The two statues at the Roald Dahl Museum in Great Missenden, Buckinghamshire were created as part of a “reimagining” of Dahl’s 1986 book.
Trump was chosen by the public as the young heroine’s modern-day nemesis, the Roald Dahl Story Company said. In the book, Matilda stood up to her tyrannical teacher Miss Trunchbull, famously played by Darling Buds of May star Pam Ferris in the 1996 film adaptation.
The new temporary statues, unveiled today, can be found in the opposite the library in Great Missenden where Dahl lived for many years.
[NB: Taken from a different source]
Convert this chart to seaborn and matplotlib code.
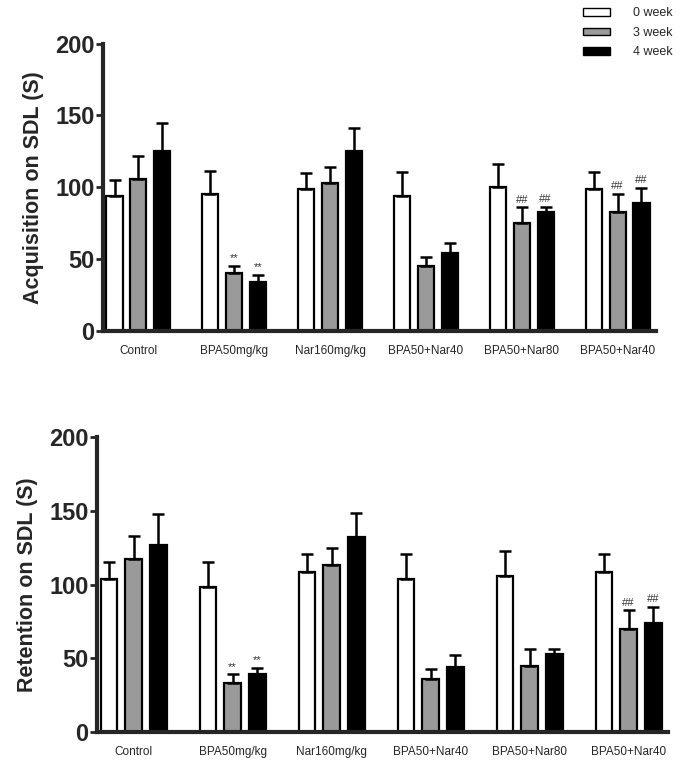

The town’s library inspired Mrs Phelps’ library in the book, where young Matilda learned to read at an early age after being neglected by her parents, Mr and Mrs Wormwood.
Bernie Hall, from The Roald Dahl Story Company, told the BBC: “Matilda demonstrates that it’s possible for anyone, no matter how small and powerless they feel, to defeat the Trunchbulls in their own lives – a message that feels even more relevant today than it did 30 years ago.”
Prime Minister Theresa May came second and TV presenter Piers Morgan came third in the poll that asked public to name people who they imagined Matilda would stand up to in 2018.
The poll also revealed that the public believes that Matilda, who develops telekinetic powers in the book, would still be best friends with Lavender, and that Bertie Bogtrotter – who is force fed a huge chocolate cake in the story – would be a contestant on The Great British Bake Off.
Actor and filmmaker Danny DeVito, who directed the 1996 adaptation of Matilda, is also an outspoken critic of President Trump, once calling the politician “a clown”.
Dahl, who also wrote Charlie and the Chocolate Factory, The BFG, and Witches, died in 1990 aged 74.